● DIRECTION
Every line of the material is to be quoted verbatim, minus the pictures.

● DATASET EXTRACT
....................

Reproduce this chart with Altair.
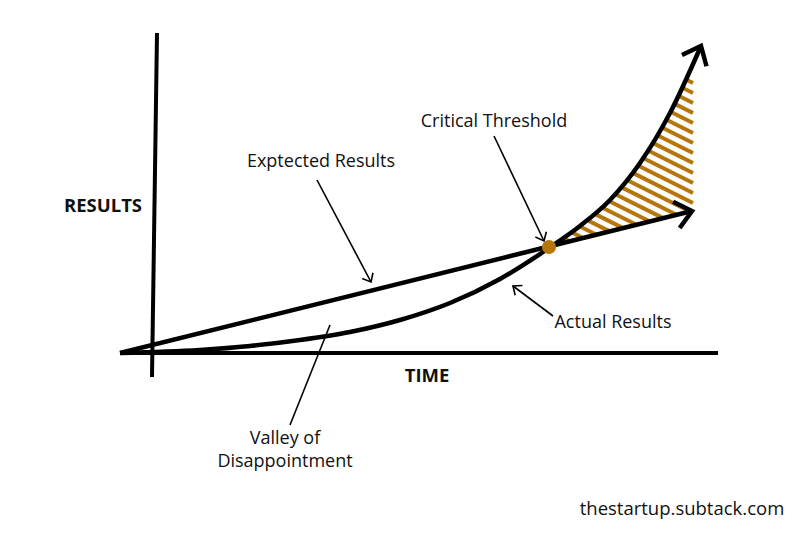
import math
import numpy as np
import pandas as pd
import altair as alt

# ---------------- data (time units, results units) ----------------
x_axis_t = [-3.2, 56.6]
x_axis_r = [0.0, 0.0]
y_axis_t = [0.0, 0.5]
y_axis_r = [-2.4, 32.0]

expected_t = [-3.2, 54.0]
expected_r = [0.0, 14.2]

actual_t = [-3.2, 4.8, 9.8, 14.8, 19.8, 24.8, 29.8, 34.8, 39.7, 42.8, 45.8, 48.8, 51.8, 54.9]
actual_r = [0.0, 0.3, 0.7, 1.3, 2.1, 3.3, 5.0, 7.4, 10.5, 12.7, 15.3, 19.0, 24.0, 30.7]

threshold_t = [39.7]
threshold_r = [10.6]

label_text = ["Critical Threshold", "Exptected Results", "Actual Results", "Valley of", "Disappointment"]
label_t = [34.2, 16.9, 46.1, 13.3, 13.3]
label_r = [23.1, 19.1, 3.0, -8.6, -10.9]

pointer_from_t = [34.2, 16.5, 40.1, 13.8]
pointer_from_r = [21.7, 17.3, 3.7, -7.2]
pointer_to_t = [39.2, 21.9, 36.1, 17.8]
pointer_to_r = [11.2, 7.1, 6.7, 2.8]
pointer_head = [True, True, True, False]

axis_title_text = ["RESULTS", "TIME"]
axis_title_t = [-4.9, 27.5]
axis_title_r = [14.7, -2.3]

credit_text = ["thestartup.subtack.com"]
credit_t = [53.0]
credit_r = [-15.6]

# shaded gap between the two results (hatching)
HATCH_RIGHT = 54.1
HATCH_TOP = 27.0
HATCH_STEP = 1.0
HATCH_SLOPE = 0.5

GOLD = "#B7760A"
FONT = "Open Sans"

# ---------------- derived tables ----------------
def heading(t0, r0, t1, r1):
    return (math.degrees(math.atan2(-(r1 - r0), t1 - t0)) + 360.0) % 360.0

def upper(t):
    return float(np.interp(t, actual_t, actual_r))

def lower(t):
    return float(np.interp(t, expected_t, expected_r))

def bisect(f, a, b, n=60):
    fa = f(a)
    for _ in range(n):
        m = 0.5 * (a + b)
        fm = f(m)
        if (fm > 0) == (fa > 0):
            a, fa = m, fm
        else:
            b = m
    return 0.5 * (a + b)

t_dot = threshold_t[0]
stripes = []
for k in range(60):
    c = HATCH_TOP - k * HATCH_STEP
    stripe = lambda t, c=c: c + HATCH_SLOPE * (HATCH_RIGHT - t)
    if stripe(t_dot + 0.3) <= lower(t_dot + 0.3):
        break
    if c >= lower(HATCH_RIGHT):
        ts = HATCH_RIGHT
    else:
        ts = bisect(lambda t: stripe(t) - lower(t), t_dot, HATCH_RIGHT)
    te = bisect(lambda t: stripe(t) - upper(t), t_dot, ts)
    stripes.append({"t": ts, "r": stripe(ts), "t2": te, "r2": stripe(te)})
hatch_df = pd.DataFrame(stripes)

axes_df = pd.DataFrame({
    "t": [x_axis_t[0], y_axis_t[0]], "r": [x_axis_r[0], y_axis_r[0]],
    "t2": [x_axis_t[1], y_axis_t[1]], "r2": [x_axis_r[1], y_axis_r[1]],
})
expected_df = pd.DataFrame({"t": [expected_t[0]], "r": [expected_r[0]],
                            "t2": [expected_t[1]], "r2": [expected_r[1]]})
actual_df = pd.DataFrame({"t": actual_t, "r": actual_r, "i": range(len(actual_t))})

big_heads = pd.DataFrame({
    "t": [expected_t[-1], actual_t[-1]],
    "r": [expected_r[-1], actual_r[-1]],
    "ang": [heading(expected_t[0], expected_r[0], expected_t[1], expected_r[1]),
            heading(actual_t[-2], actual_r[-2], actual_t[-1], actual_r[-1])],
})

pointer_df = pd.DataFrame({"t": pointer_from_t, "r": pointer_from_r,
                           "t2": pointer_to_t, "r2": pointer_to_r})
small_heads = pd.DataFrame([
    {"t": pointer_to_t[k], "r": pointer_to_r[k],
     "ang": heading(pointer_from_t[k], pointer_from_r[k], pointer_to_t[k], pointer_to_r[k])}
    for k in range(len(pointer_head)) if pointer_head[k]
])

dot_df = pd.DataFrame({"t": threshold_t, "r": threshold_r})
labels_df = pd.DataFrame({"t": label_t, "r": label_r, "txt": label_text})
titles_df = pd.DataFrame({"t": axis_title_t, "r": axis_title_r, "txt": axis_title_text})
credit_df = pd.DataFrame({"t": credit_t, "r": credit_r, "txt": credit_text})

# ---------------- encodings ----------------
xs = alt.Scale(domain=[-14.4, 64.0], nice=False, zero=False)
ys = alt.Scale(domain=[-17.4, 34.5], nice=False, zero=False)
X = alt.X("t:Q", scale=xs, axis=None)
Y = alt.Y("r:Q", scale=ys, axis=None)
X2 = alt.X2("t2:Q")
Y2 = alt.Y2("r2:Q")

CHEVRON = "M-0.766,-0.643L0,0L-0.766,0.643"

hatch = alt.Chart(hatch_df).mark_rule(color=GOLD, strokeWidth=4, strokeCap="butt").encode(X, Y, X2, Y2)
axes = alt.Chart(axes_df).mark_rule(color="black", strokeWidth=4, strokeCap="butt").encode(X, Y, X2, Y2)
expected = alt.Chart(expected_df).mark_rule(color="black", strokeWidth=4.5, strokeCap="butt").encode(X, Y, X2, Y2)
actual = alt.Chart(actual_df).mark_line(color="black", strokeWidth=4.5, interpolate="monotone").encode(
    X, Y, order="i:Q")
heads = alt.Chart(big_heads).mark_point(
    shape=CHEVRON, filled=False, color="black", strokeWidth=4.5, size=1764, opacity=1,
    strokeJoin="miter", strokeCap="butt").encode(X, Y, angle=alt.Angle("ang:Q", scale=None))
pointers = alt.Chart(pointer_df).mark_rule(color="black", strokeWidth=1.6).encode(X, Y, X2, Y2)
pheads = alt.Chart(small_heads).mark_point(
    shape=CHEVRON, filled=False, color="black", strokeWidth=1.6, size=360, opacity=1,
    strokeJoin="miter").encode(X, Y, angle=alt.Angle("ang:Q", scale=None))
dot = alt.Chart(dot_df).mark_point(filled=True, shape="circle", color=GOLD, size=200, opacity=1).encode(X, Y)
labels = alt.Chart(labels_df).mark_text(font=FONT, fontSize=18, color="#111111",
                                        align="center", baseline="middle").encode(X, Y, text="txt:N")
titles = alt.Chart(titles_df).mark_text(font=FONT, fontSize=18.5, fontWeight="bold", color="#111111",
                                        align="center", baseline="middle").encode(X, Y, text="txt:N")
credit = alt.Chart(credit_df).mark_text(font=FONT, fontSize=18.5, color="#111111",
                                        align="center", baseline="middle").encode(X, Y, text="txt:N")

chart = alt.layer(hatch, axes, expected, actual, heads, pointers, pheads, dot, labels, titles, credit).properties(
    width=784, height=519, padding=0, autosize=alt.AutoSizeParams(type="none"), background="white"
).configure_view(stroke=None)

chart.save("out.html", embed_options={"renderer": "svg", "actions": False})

....................

● RESULT FOR THIS EXERCISE
Reproduce this chart with Altair.
import math
import numpy as np
import pandas as pd
import altair as alt

# ---------------- data (time units, results units) ----------------
x_axis_t = [-3.2, 56.6]
x_axis_r = [0.0, 0.0]
y_axis_t = [0.0, 0.5]
y_axis_r = [-2.4, 32.0]

expected_t = [-3.2, 54.0]
expected_r = [0.0, 14.2]

actual_t = [-3.2, 4.8, 9.8, 14.8, 19.8, 24.8, 29.8, 34.8, 39.7, 42.8, 45.8, 48.8, 51.8, 54.9]
actual_r = [0.0, 0.3, 0.7, 1.3, 2.1, 3.3, 5.0, 7.4, 10.5, 12.7, 15.3, 19.0, 24.0, 30.7]

threshold_t = [39.7]
threshold_r = [10.6]

label_text = ["Critical Threshold", "Exptected Results", "Actual Results", "Valley of", "Disappointment"]
label_t = [34.2, 16.9, 46.1, 13.3, 13.3]
label_r = [23.1, 19.1, 3.0, -8.6, -10.9]

pointer_from_t = [34.2, 16.5, 40.1, 13.8]
pointer_from_r = [21.7, 17.3, 3.7, -7.2]
pointer_to_t = [39.2, 21.9, 36.1, 17.8]
pointer_to_r = [11.2, 7.1, 6.7, 2.8]
pointer_head = [True, True, True, False]

axis_title_text = ["RESULTS", "TIME"]
axis_title_t = [-4.9, 27.5]
axis_title_r = [14.7, -2.3]

credit_text = ["thestartup.subtack.com"]
credit_t = [53.0]
credit_r = [-15.6]

# shaded gap between the two results (hatching)
HATCH_RIGHT = 54.1
HATCH_TOP = 27.0
HATCH_STEP = 1.0
HATCH_SLOPE = 0.5

GOLD = "#B7760A"
FONT = "Open Sans"

# ---------------- derived tables ----------------
def heading(t0, r0, t1, r1):
    return (math.degrees(math.atan2(-(r1 - r0), t1 - t0)) + 360.0) % 360.0

def upper(t):
    return float(np.interp(t, actual_t, actual_r))

def lower(t):
    return float(np.interp(t, expected_t, expected_r))

def bisect(f, a, b, n=60):
    fa = f(a)
    for _ in range(n):
        m = 0.5 * (a + b)
        fm = f(m)
        if (fm > 0) == (fa > 0):
            a, fa = m, fm
        else:
            b = m
    return 0.5 * (a + b)

t_dot = threshold_t[0]
stripes = []
for k in range(60):
    c = HATCH_TOP - k * HATCH_STEP
    stripe = lambda t, c=c: c + HATCH_SLOPE * (HATCH_RIGHT - t)
    if stripe(t_dot + 0.3) <= lower(t_dot + 0.3):
        break
    if c >= lower(HATCH_RIGHT):
        ts = HATCH_RIGHT
    else:
        ts = bisect(lambda t: stripe(t) - lower(t), t_dot, HATCH_RIGHT)
    te = bisect(lambda t: stripe(t) - upper(t), t_dot, ts)
    stripes.append({"t": ts, "r": stripe(ts), "t2": te, "r2": stripe(te)})
hatch_df = pd.DataFrame(stripes)

axes_df = pd.DataFrame({
    "t": [x_axis_t[0], y_axis_t[0]], "r": [x_axis_r[0], y_axis_r[0]],
    "t2": [x_axis_t[1], y_axis_t[1]], "r2": [x_axis_r[1], y_axis_r[1]],
})
expected_df = pd.DataFrame({"t": [expected_t[0]], "r": [expected_r[0]],
                            "t2": [expected_t[1]], "r2": [expected_r[1]]})
actual_df = pd.DataFrame({"t": actual_t, "r": actual_r, "i": range(len(actual_t))})

big_heads = pd.DataFrame({
    "t": [expected_t[-1], actual_t[-1]],
    "r": [expected_r[-1], actual_r[-1]],
    "ang": [heading(expected_t[0], expected_r[0], expected_t[1], expected_r[1]),
            heading(actual_t[-2], actual_r[-2], actual_t[-1], actual_r[-1])],
})

pointer_df = pd.DataFrame({"t": pointer_from_t, "r": pointer_from_r,
                           "t2": pointer_to_t, "r2": pointer_to_r})
small_heads = pd.DataFrame([
    {"t": pointer_to_t[k], "r": pointer_to_r[k],
     "ang": heading(pointer_from_t[k], pointer_from_r[k], pointer_to_t[k], pointer_to_r[k])}
    for k in range(len(pointer_head)) if pointer_head[k]
])

dot_df = pd.DataFrame({"t": threshold_t, "r": threshold_r})
labels_df = pd.DataFrame({"t": label_t, "r": label_r, "txt": label_text})
titles_df = pd.DataFrame({"t": axis_title_t, "r": axis_title_r, "txt": axis_title_text})
credit_df = pd.DataFrame({"t": credit_t, "r": credit_r, "txt": credit_text})

# ---------------- encodings ----------------
xs = alt.Scale(domain=[-14.4, 64.0], nice=False, zero=False)
ys = alt.Scale(domain=[-17.4, 34.5], nice=False, zero=False)
X = alt.X("t:Q", scale=xs, axis=None)
Y = alt.Y("r:Q", scale=ys, axis=None)
X2 = alt.X2("t2:Q")
Y2 = alt.Y2("r2:Q")

CHEVRON = "M-0.766,-0.643L0,0L-0.766,0.643"

hatch = alt.Chart(hatch_df).mark_rule(color=GOLD, strokeWidth=4, strokeCap="butt").encode(X, Y, X2, Y2)
axes = alt.Chart(axes_df).mark_rule(color="black", strokeWidth=4, strokeCap="butt").encode(X, Y, X2, Y2)
expected = alt.Chart(expected_df).mark_rule(color="black", strokeWidth=4.5, strokeCap="butt").encode(X, Y, X2, Y2)
actual = alt.Chart(actual_df).mark_line(color="black", strokeWidth=4.5, interpolate="monotone").encode(
    X, Y, order="i:Q")
heads = alt.Chart(big_heads).mark_point(
    shape=CHEVRON, filled=False, color="black", strokeWidth=4.5, size=1764, opacity=1,
    strokeJoin="miter", strokeCap="butt").encode(X, Y, angle=alt.Angle("ang:Q", scale=None))
pointers = alt.Chart(pointer_df).mark_rule(color="black", strokeWidth=1.6).encode(X, Y, X2, Y2)
pheads = alt.Chart(small_heads).mark_point(
    shape=CHEVRON, filled=False, color="black", strokeWidth=1.6, size=360, opacity=1,
    strokeJoin="miter").encode(X, Y, angle=alt.Angle("ang:Q", scale=None))
dot = alt.Chart(dot_df).mark_point(filled=True, shape="circle", color=GOLD, size=200, opacity=1).encode(X, Y)
labels = alt.Chart(labels_df).mark_text(font=FONT, fontSize=18, color="#111111",
                                        align="center", baseline="middle").encode(X, Y, text="txt:N")
titles = alt.Chart(titles_df).mark_text(font=FONT, fontSize=18.5, fontWeight="bold", color="#111111",
                                        align="center", baseline="middle").encode(X, Y, text="txt:N")
credit = alt.Chart(credit_df).mark_text(font=FONT, fontSize=18.5, color="#111111",
                                        align="center", baseline="middle").encode(X, Y, text="txt:N")

chart = alt.layer(hatch, axes, expected, actual, heads, pointers, pheads, dot, labels, titles, credit).properties(
    width=784, height=519, padding=0, autosize=alt.AutoSizeParams(type="none"), background="white"
).configure_view(stroke=None)

chart.save("out.html", embed_options={"renderer": "svg", "actions": False})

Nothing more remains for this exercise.